EXERCISE ▸
Would you repeat the listing exactly but omit every picture?

DATA ▸
_ _ _
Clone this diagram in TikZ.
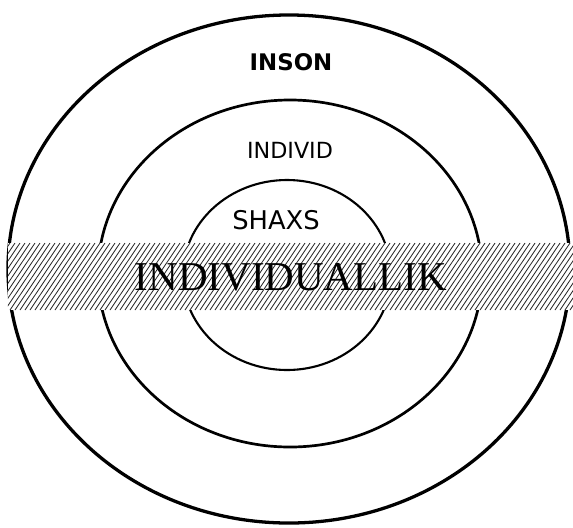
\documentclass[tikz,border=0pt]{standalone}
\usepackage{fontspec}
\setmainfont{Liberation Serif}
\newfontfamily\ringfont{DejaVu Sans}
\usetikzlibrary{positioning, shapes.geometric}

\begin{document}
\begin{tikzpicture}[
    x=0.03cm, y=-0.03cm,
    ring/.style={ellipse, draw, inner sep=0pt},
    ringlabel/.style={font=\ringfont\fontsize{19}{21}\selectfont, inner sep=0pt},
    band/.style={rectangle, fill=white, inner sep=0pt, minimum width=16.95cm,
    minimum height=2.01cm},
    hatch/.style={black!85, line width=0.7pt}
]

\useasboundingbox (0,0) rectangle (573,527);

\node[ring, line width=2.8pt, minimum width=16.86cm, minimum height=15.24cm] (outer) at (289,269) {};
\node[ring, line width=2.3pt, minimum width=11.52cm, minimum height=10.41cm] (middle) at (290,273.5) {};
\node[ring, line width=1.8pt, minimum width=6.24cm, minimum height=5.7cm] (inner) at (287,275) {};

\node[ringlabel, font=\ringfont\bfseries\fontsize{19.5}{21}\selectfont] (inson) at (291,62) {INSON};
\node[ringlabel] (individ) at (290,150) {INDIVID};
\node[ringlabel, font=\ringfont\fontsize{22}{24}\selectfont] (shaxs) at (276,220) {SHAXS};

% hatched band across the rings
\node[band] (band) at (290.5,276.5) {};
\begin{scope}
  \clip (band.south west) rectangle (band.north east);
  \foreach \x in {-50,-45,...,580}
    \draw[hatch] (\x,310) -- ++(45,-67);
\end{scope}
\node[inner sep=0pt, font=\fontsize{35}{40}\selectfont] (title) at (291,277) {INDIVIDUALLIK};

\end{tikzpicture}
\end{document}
_ _ _
ANSWER TO THE EXERCISE ▸
Clone this diagram in TikZ.
\documentclass[tikz,border=0pt]{standalone}
\usepackage{fontspec}
\setmainfont{Liberation Serif}
\newfontfamily\ringfont{DejaVu Sans}
\usetikzlibrary{positioning, shapes.geometric}

\begin{document}
\begin{tikzpicture}[
    x=0.03cm, y=-0.03cm,
    ring/.style={ellipse, draw, inner sep=0pt},
    ringlabel/.style={font=\ringfont\fontsize{19}{21}\selectfont, inner sep=0pt},
    band/.style={rectangle, fill=white, inner sep=0pt, minimum width=16.95cm,
    minimum height=2.01cm},
    hatch/.style={black!85, line width=0.7pt}
]

\useasboundingbox (0,0) rectangle (573,527);

\node[ring, line width=2.8pt, minimum width=16.86cm, minimum height=15.24cm] (outer) at (289,269) {};
\node[ring, line width=2.3pt, minimum width=11.52cm, minimum height=10.41cm] (middle) at (290,273.5) {};
\node[ring, line width=1.8pt, minimum width=6.24cm, minimum height=5.7cm] (inner) at (287,275) {};

\node[ringlabel, font=\ringfont\bfseries\fontsize{19.5}{21}\selectfont] (inson) at (291,62) {INSON};
\node[ringlabel] (individ) at (290,150) {INDIVID};
\node[ringlabel, font=\ringfont\fontsize{22}{24}\selectfont] (shaxs) at (276,220) {SHAXS};

% hatched band across the rings
\node[band] (band) at (290.5,276.5) {};
\begin{scope}
  \clip (band.south west) rectangle (band.north east);
  \foreach \x in {-50,-45,...,580}
    \draw[hatch] (\x,310) -- ++(45,-67);
\end{scope}
\node[inner sep=0pt, font=\fontsize{35}{40}\selectfont] (title) at (291,277) {INDIVIDUALLIK};

\end{tikzpicture}
\end{document}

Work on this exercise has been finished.